**What you have to do**
Word for word, copy all the data and drop the pictures.

**Data segment**
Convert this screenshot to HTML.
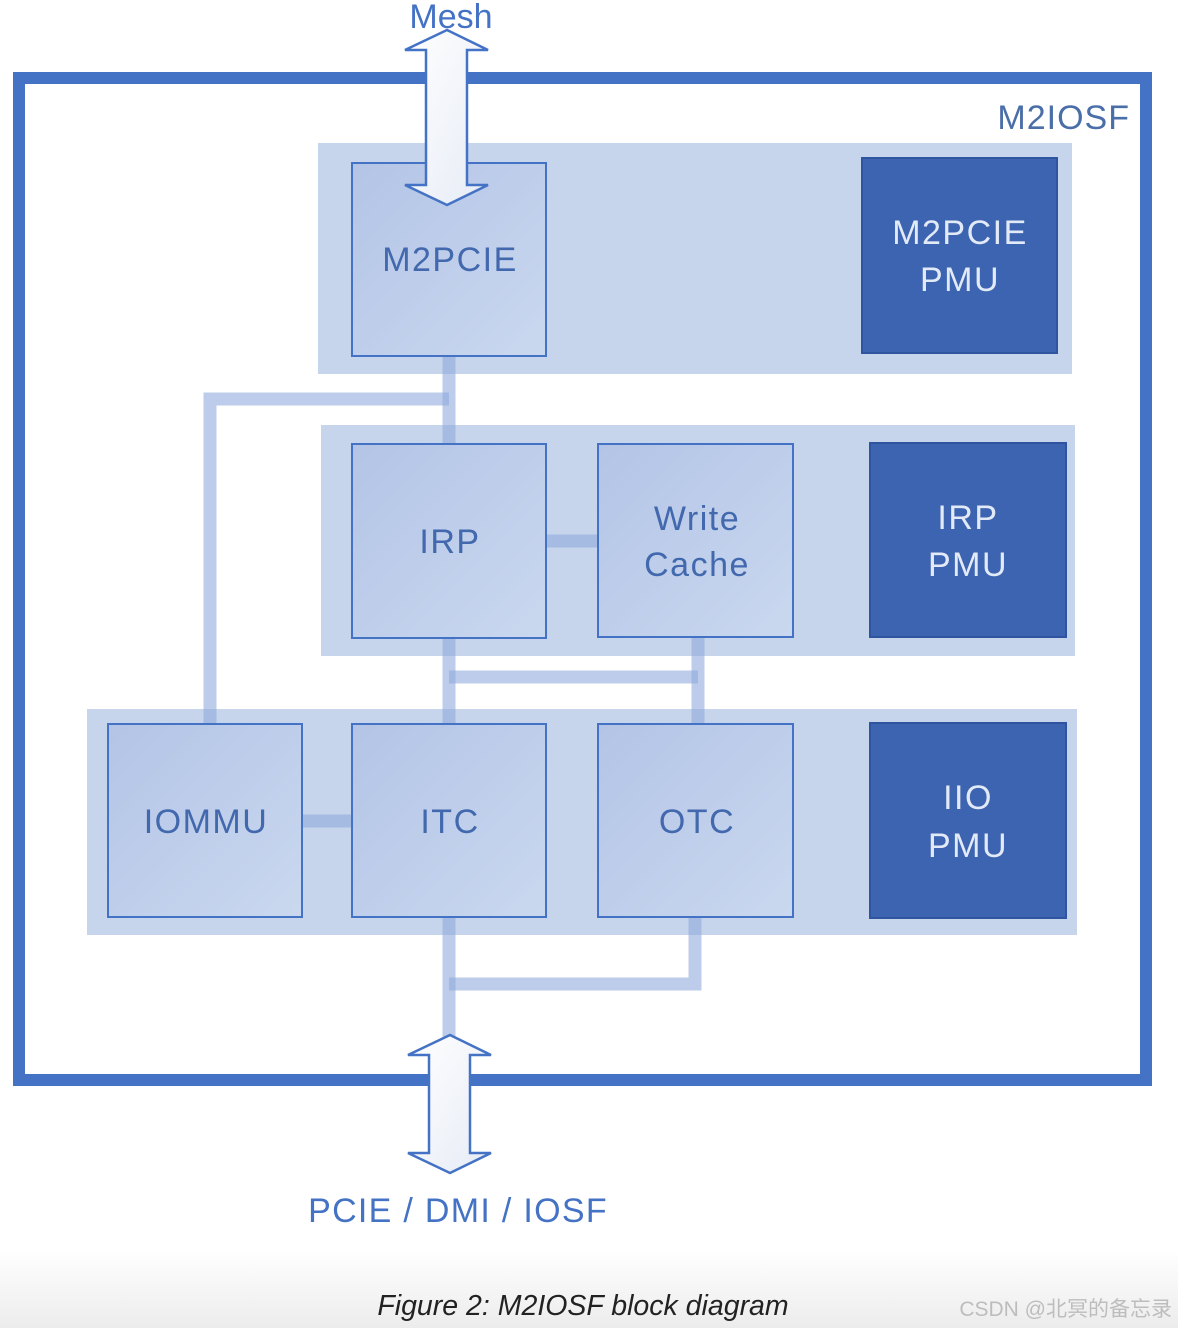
<!DOCTYPE html>
<html><head><style>
html,body{margin:0;padding:0;background:#fff;}
svg{display:block;}
text{font-family:"Liberation Sans","DejaVu Sans",sans-serif;}
</style></head><body>
<svg width="1178" height="1328" viewBox="0 0 1178 1328" xmlns="http://www.w3.org/2000/svg">
<defs>
<linearGradient id="bx" x1="0" y1="0" x2="1" y2="1">
<stop offset="0" stop-color="#b3c4e6"/><stop offset="1" stop-color="#cad8ef"/>
</linearGradient>
<linearGradient id="ar" x1="0" y1="0" x2="1" y2="1">
<stop offset="0" stop-color="#ffffff"/><stop offset="1" stop-color="#e6ebf5"/>
</linearGradient>
<linearGradient id="foot" x1="0" y1="0" x2="0" y2="1">
<stop offset="0" stop-color="#ffffff"/><stop offset="1" stop-color="#ececec"/>
</linearGradient>
</defs>
<rect x="0" y="1250" width="1178" height="78" fill="url(#foot)"/>
<rect x="19" y="78" width="1127" height="1002" fill="none" stroke="#4472c4" stroke-width="12"/>
<text x="1130" y="129" font-size="34" fill="#4a6fa8" text-anchor="end" letter-spacing="1">M2IOSF</text>
<rect x="318" y="143" width="754" height="231" fill="#c7d5ec"/>
<rect x="321" y="425" width="754" height="231" fill="#c7d5ec"/>
<rect x="87" y="709" width="990" height="226" fill="#c7d5ec"/>
<g fill="none" stroke="rgba(143,170,220,0.6)" stroke-width="13">
<path d="M449 356 V444"/>
<path d="M449 399 H210 V724"/>
<path d="M546 541 H598"/>
<path d="M449 638 V724"/>
<path d="M698 637 V724"/>
<path d="M449 677 H698"/>
<path d="M302 821 H352"/>
<path d="M449 917 V1040"/>
<path d="M695 917 V984 H449"/>
</g>
<g stroke="#4472c4" stroke-width="2" fill="url(#bx)">
<rect x="352" y="163" width="194" height="193"/>
<rect x="352" y="444" width="194" height="194"/>
<rect x="598" y="444" width="195" height="193"/>
<rect x="108" y="724" width="194" height="193"/>
<rect x="352" y="724" width="194" height="193"/>
<rect x="598" y="724" width="195" height="193"/>
</g>
<g fill="#3d64b0" stroke="#2f55a0" stroke-width="2">
<rect x="862" y="158" width="195" height="195"/>
<rect x="870" y="443" width="196" height="194"/>
<rect x="870" y="723" width="196" height="195"/>
</g>
<g font-size="34" fill="#4268ad" text-anchor="middle" letter-spacing="1.5">
<text x="450" y="271">M2PCIE</text>
<text x="450" y="553">IRP</text>
<text x="697" y="530">Write</text>
<text x="697" y="576">Cache</text>
<text x="206" y="833">IOMMU</text>
<text x="450" y="833">ITC</text>
<text x="697" y="833">OTC</text>
</g>
<g font-size="34" fill="#e3eaf7" text-anchor="middle" letter-spacing="1.5">
<text x="960" y="244">M2PCIE</text>
<text x="960" y="291">PMU</text>
<text x="968" y="529">IRP</text>
<text x="968" y="576">PMU</text>
<text x="968" y="809">IIO</text>
<text x="968" y="857">PMU</text>
</g>
<path d="M447 30 L488 50 L467 50 L467 185 L488 185 L447 205 L405 185 L426 185 L426 50 L405 50 Z" fill="url(#ar)" stroke="#4472c4" stroke-width="2.5"/>
<path d="M450 1035 L491 1055 L470 1055 L470 1153 L491 1153 L450 1173 L408 1153 L429 1153 L429 1055 L408 1055 Z" fill="url(#ar)" stroke="#4472c4" stroke-width="2.5"/>
<text x="451" y="28" font-size="34" fill="#4472c4" text-anchor="middle">Mesh</text>
<text x="458" y="1222" font-size="34" fill="#4472c4" text-anchor="middle" letter-spacing="1.3">PCIE / DMI / IOSF</text>
<text x="583" y="1315" font-size="28.5" fill="#222" font-style="italic" text-anchor="middle">Figure 2: M2IOSF block diagram</text>
<text x="1172" y="1316" font-size="21" fill="#bdbdbd" text-anchor="end" font-family="Liberation Sans, Noto Sans CJK SC, sans-serif">CSDN @北冥的备忘录</text>
</svg>
</body></html>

**Response for this exercise**
Convert this screenshot to HTML.
<!DOCTYPE html>
<html><head><style>
html,body{margin:0;padding:0;background:#fff;}
svg{display:block;}
text{font-family:"Liberation Sans","DejaVu Sans",sans-serif;}
</style></head><body>
<svg width="1178" height="1328" viewBox="0 0 1178 1328" xmlns="http://www.w3.org/2000/svg">
<defs>
<linearGradient id="bx" x1="0" y1="0" x2="1" y2="1">
<stop offset="0" stop-color="#b3c4e6"/><stop offset="1" stop-color="#cad8ef"/>
</linearGradient>
<linearGradient id="ar" x1="0" y1="0" x2="1" y2="1">
<stop offset="0" stop-color="#ffffff"/><stop offset="1" stop-color="#e6ebf5"/>
</linearGradient>
<linearGradient id="foot" x1="0" y1="0" x2="0" y2="1">
<stop offset="0" stop-color="#ffffff"/><stop offset="1" stop-color="#ececec"/>
</linearGradient>
</defs>
<rect x="0" y="1250" width="1178" height="78" fill="url(#foot)"/>
<rect x="19" y="78" width="1127" height="1002" fill="none" stroke="#4472c4" stroke-width="12"/>
<text x="1130" y="129" font-size="34" fill="#4a6fa8" text-anchor="end" letter-spacing="1">M2IOSF</text>
<rect x="318" y="143" width="754" height="231" fill="#c7d5ec"/>
<rect x="321" y="425" width="754" height="231" fill="#c7d5ec"/>
<rect x="87" y="709" width="990" height="226" fill="#c7d5ec"/>
<g fill="none" stroke="rgba(143,170,220,0.6)" stroke-width="13">
<path d="M449 356 V444"/>
<path d="M449 399 H210 V724"/>
<path d="M546 541 H598"/>
<path d="M449 638 V724"/>
<path d="M698 637 V724"/>
<path d="M449 677 H698"/>
<path d="M302 821 H352"/>
<path d="M449 917 V1040"/>
<path d="M695 917 V984 H449"/>
</g>
<g stroke="#4472c4" stroke-width="2" fill="url(#bx)">
<rect x="352" y="163" width="194" height="193"/>
<rect x="352" y="444" width="194" height="194"/>
<rect x="598" y="444" width="195" height="193"/>
<rect x="108" y="724" width="194" height="193"/>
<rect x="352" y="724" width="194" height="193"/>
<rect x="598" y="724" width="195" height="193"/>
</g>
<g fill="#3d64b0" stroke="#2f55a0" stroke-width="2">
<rect x="862" y="158" width="195" height="195"/>
<rect x="870" y="443" width="196" height="194"/>
<rect x="870" y="723" width="196" height="195"/>
</g>
<g font-size="34" fill="#4268ad" text-anchor="middle" letter-spacing="1.5">
<text x="450" y="271">M2PCIE</text>
<text x="450" y="553">IRP</text>
<text x="697" y="530">Write</text>
<text x="697" y="576">Cache</text>
<text x="206" y="833">IOMMU</text>
<text x="450" y="833">ITC</text>
<text x="697" y="833">OTC</text>
</g>
<g font-size="34" fill="#e3eaf7" text-anchor="middle" letter-spacing="1.5">
<text x="960" y="244">M2PCIE</text>
<text x="960" y="291">PMU</text>
<text x="968" y="529">IRP</text>
<text x="968" y="576">PMU</text>
<text x="968" y="809">IIO</text>
<text x="968" y="857">PMU</text>
</g>
<path d="M447 30 L488 50 L467 50 L467 185 L488 185 L447 205 L405 185 L426 185 L426 50 L405 50 Z" fill="url(#ar)" stroke="#4472c4" stroke-width="2.5"/>
<path d="M450 1035 L491 1055 L470 1055 L470 1153 L491 1153 L450 1173 L408 1153 L429 1153 L429 1055 L408 1055 Z" fill="url(#ar)" stroke="#4472c4" stroke-width="2.5"/>
<text x="451" y="28" font-size="34" fill="#4472c4" text-anchor="middle">Mesh</text>
<text x="458" y="1222" font-size="34" fill="#4472c4" text-anchor="middle" letter-spacing="1.3">PCIE / DMI / IOSF</text>
<text x="583" y="1315" font-size="28.5" fill="#222" font-style="italic" text-anchor="middle">Figure 2: M2IOSF block diagram</text>
<text x="1172" y="1316" font-size="21" fill="#bdbdbd" text-anchor="end" font-family="Liberation Sans, Noto Sans CJK SC, sans-serif">CSDN @北冥的备忘录</text>
</svg>
</body></html>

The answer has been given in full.